Many-to-many joins can use a lot of sortwork and produce large SORTOUT. DFSORT must read both files, match by key, and write one record per pair. If both files have high duplicate-key counts, the intermediate and output sizes grow quickly. Ensure SORTWK DD(s) and SORTOUT are sized for the expanded volume. Using SORTED and NOSEQCK on JOINKEYS when inputs are already sorted by the join key can reduce CPU; otherwise the join phase will sort or merge by key.
One-to-one: at most one record per key in each file → at most one output row per key. One-to-many: one file has one per key, the other has many per key → output rows per key = the "many" count. Many-to-many: both files can have many per key → output rows per key = F1 count × F2 count. The same JOINKEYS syntax handles all three; only the data (and optional deduplication) determines which you get.
You have a list of kids and a list of toys. Some kids have the same name (like two "Alex"), and some toys have the same type (like three "ball"). You want to write a line for every kid–toy pair that "matches" by something (e.g. favorite type). So one Alex and three balls of that type give you three lines (Alex + ball1, Alex + ball2, Alex + ball3). If you have two Alexes and three balls, you get 2 × 3 = 6 lines—every Alex with every ball.
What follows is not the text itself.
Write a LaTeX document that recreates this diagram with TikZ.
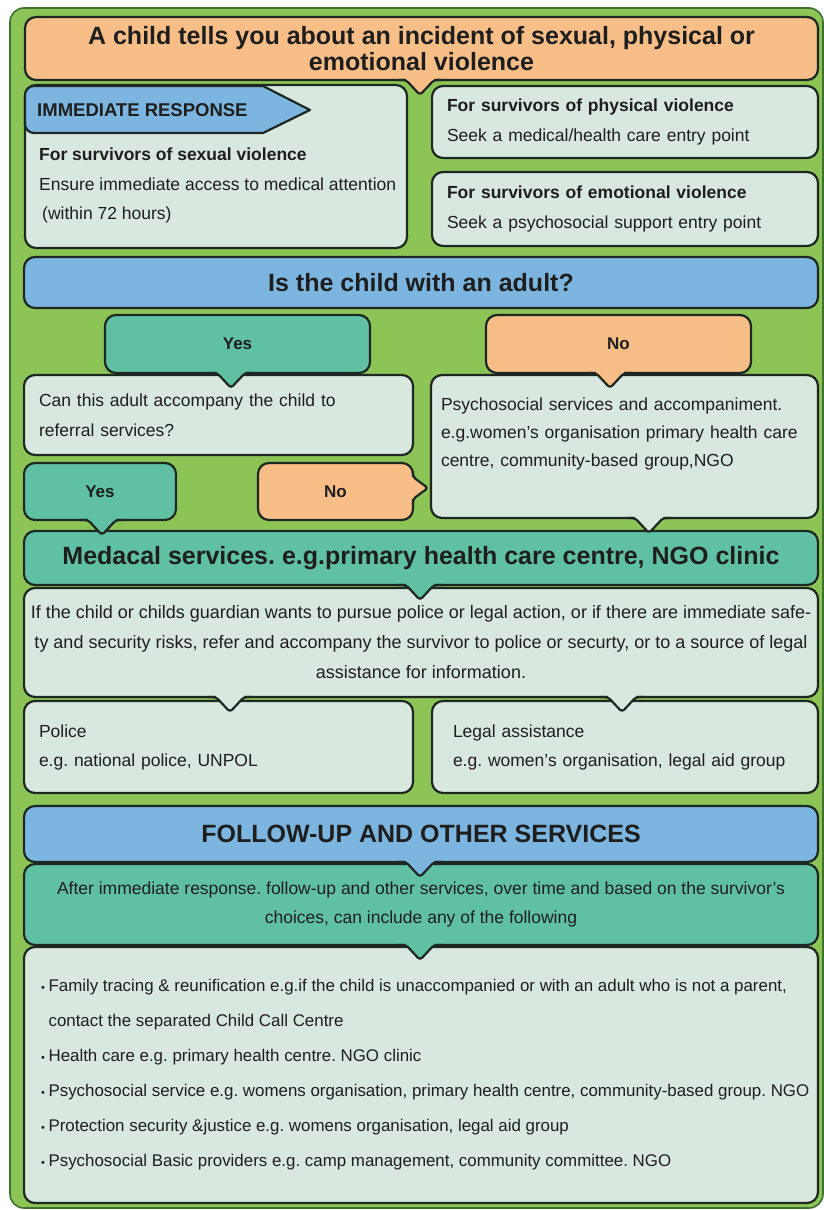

That’s many-to-many: lots of lines because both sides can repeat.
1. In a many-to-many join, file 1 has 3 records with key "X" and file 2 has 4 records with key "X". How many output rows do you get for key "X" with an inner join?
2. What defines a many-to-many join in DFSORT?
3. Why can many-to-many joins produce very large output?
4. How do you avoid accidental many-to-many expansion when you wanted one-to-one?
5. In a left join with many-to-many (e.g. 2 F1 and 3 F2 records for key X), how many output rows for key X?